▶ **DO THIS**
Take the lines from the one with "What matplotlib code" through the one with "plt.rcParams['hatch.linewidth'] = 0.8", both ends kept, and reproduce them exactly without the pictures.

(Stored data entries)

──────────

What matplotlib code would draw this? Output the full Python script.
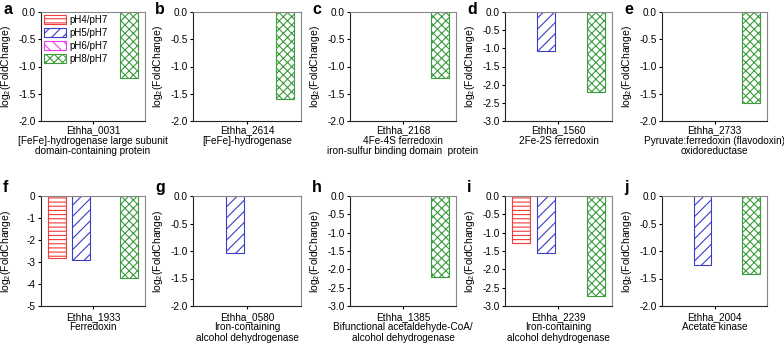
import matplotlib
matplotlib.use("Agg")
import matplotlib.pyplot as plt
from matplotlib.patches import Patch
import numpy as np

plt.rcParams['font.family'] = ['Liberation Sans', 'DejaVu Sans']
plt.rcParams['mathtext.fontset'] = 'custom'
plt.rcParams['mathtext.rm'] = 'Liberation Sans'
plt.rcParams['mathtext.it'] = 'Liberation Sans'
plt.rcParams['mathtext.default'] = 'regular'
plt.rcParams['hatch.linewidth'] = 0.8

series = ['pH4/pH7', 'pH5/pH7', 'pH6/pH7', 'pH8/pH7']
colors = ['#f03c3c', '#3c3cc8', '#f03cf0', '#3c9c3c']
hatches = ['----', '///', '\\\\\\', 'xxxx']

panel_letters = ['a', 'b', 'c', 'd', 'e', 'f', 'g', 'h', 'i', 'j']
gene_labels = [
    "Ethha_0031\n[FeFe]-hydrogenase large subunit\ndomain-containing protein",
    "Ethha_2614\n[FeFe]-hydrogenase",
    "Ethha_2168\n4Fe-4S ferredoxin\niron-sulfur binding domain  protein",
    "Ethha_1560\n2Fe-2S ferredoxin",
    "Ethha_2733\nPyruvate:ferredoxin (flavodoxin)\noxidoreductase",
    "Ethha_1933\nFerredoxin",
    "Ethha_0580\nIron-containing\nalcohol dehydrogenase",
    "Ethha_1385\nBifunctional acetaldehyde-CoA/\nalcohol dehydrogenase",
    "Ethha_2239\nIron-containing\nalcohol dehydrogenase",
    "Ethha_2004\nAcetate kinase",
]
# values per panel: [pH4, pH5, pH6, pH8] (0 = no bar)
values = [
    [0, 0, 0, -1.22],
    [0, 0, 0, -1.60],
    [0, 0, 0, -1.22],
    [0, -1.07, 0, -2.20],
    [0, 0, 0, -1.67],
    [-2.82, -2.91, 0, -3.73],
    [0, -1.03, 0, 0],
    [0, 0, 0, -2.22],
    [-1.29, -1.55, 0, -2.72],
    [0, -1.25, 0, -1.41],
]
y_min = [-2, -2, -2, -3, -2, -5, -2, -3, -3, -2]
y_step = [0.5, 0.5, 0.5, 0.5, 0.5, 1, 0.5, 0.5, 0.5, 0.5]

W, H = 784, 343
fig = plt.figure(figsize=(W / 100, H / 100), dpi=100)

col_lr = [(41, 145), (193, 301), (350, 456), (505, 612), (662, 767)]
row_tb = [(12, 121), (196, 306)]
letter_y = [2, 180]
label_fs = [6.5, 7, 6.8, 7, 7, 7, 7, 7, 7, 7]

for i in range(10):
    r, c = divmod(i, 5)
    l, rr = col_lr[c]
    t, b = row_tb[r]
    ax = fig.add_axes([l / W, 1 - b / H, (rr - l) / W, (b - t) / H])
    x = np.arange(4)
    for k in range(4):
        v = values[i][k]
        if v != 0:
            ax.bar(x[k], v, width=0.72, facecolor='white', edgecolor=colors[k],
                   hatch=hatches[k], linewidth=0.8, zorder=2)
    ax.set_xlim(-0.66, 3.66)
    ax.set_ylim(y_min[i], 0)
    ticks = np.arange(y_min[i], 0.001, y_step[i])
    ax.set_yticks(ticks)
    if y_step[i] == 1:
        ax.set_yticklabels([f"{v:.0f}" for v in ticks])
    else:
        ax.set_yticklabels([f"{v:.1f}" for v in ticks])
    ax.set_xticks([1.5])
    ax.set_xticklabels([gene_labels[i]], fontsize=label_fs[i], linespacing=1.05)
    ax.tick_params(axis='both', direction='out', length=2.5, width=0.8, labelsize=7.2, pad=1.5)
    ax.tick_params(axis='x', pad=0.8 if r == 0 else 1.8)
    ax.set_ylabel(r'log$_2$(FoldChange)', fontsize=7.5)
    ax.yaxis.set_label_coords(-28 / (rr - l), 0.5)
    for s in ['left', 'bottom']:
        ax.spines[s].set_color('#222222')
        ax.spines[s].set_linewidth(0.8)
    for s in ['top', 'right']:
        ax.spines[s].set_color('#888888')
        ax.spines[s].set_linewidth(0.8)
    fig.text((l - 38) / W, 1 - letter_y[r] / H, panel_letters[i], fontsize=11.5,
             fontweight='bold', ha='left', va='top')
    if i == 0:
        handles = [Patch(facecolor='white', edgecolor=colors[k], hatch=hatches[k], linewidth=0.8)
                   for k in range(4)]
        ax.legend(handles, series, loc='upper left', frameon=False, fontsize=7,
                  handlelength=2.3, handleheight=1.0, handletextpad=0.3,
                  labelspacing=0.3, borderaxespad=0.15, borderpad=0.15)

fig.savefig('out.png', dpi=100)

──────────

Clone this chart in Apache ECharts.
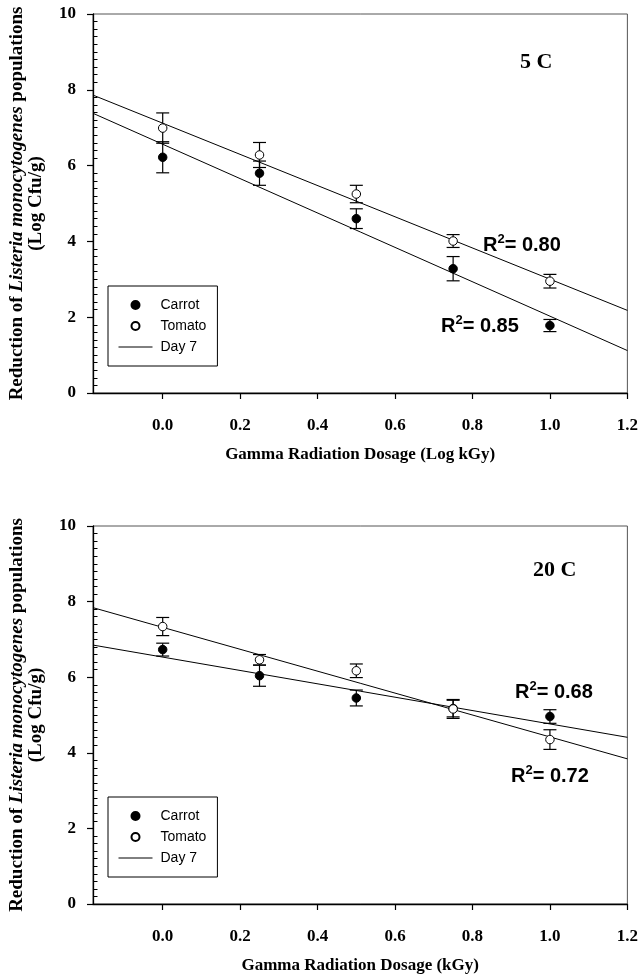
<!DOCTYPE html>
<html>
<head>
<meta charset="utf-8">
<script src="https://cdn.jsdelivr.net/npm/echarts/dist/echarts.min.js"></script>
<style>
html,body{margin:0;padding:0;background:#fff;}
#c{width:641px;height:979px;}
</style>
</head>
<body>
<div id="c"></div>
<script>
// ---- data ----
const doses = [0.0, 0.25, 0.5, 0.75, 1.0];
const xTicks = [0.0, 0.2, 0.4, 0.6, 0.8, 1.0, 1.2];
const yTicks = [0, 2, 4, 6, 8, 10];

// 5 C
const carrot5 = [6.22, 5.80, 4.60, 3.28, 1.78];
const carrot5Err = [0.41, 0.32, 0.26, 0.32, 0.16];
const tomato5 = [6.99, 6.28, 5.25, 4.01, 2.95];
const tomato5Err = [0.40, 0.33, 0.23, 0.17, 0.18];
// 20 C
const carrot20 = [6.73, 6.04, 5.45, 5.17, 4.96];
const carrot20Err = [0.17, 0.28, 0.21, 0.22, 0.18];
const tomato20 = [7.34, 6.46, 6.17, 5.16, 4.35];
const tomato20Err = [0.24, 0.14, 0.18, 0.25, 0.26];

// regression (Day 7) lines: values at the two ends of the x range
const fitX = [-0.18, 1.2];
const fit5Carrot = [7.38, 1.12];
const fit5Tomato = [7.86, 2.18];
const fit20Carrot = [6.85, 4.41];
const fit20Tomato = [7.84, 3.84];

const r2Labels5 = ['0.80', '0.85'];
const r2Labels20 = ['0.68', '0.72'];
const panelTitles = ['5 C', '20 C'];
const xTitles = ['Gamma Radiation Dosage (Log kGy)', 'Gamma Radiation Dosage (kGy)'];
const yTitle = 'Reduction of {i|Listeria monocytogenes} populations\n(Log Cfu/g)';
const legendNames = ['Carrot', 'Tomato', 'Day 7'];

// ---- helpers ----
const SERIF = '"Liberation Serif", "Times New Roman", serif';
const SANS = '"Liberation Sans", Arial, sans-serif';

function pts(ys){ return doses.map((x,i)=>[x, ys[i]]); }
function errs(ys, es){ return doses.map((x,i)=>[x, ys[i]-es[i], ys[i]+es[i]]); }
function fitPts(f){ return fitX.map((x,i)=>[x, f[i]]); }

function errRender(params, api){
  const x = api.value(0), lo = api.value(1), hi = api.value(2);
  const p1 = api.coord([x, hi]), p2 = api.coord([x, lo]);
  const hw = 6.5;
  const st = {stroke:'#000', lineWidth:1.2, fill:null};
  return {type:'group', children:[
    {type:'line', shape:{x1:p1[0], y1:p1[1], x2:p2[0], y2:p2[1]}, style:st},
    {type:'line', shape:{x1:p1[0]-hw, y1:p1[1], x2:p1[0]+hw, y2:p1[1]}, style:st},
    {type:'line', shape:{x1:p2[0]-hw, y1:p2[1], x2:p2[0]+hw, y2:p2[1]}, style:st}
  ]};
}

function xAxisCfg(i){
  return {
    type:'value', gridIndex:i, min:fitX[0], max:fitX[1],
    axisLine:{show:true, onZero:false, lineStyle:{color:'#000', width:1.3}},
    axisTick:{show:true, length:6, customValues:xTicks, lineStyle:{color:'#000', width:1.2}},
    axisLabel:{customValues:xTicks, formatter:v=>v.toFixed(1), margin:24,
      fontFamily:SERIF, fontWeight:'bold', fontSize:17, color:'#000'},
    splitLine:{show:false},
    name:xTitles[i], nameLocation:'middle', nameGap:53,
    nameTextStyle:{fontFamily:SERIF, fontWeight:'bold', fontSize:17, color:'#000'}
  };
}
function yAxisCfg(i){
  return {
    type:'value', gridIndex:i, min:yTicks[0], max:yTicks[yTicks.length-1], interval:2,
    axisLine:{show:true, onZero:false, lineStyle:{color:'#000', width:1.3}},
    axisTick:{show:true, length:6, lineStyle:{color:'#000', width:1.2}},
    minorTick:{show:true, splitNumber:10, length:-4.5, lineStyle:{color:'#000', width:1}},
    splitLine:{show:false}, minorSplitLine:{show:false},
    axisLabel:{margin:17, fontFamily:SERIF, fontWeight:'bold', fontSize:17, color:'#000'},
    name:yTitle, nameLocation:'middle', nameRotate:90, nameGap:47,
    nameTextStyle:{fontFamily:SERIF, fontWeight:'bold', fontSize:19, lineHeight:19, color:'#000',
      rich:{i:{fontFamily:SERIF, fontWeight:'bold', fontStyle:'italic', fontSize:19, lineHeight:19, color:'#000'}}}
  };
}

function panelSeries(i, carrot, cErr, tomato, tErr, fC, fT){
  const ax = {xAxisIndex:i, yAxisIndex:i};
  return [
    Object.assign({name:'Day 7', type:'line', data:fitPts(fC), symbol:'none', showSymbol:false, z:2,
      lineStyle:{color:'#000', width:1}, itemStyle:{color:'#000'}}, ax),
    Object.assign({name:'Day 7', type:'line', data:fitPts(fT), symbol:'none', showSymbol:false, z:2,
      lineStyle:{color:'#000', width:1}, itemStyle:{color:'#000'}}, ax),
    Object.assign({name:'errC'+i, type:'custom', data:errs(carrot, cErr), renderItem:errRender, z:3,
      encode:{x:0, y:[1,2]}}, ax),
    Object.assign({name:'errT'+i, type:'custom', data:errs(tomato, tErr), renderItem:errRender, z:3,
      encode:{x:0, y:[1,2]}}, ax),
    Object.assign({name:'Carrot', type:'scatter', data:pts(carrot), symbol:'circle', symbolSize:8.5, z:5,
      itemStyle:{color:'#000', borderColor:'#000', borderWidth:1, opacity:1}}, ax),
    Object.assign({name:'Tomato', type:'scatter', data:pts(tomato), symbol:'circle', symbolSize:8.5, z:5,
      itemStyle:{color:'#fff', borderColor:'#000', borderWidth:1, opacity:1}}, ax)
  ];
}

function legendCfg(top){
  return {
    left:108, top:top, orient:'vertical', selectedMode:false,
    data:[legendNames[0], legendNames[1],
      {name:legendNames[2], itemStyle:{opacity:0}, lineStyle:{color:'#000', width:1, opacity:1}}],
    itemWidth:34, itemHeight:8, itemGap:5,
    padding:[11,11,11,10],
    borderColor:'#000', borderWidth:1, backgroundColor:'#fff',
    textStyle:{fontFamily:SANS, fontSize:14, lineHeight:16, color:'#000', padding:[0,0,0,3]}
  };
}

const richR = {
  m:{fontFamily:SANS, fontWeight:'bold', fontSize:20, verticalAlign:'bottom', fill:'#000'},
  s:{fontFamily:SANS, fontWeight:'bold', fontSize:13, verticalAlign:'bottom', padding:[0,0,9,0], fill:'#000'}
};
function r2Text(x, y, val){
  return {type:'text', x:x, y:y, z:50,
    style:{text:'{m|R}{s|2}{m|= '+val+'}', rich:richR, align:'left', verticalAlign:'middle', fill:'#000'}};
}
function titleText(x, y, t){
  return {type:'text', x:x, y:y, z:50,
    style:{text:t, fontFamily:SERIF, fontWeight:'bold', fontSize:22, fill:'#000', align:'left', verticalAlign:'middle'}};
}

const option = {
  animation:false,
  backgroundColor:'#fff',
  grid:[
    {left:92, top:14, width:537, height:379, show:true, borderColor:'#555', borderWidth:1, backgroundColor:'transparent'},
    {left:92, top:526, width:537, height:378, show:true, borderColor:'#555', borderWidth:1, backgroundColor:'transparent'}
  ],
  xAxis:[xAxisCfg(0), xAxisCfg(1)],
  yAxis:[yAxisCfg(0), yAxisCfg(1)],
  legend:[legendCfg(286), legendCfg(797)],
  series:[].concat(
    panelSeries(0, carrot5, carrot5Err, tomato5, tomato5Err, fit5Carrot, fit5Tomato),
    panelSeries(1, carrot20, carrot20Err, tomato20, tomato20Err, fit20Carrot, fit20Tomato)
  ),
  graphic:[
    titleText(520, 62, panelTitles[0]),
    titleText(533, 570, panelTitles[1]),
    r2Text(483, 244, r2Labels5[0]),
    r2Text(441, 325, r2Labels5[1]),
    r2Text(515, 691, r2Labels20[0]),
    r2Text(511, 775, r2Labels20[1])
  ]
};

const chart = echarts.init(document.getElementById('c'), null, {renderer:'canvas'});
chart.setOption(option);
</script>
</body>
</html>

──────────

▶ **CORRECT RESPONSE**
What matplotlib code would draw this? Output the full Python script.
import matplotlib
matplotlib.use("Agg")
import matplotlib.pyplot as plt
from matplotlib.patches import Patch
import numpy as np

plt.rcParams['font.family'] = ['Liberation Sans', 'DejaVu Sans']
plt.rcParams['mathtext.fontset'] = 'custom'
plt.rcParams['mathtext.rm'] = 'Liberation Sans'
plt.rcParams['mathtext.it'] = 'Liberation Sans'
plt.rcParams['mathtext.default'] = 'regular'
plt.rcParams['hatch.linewidth'] = 0.8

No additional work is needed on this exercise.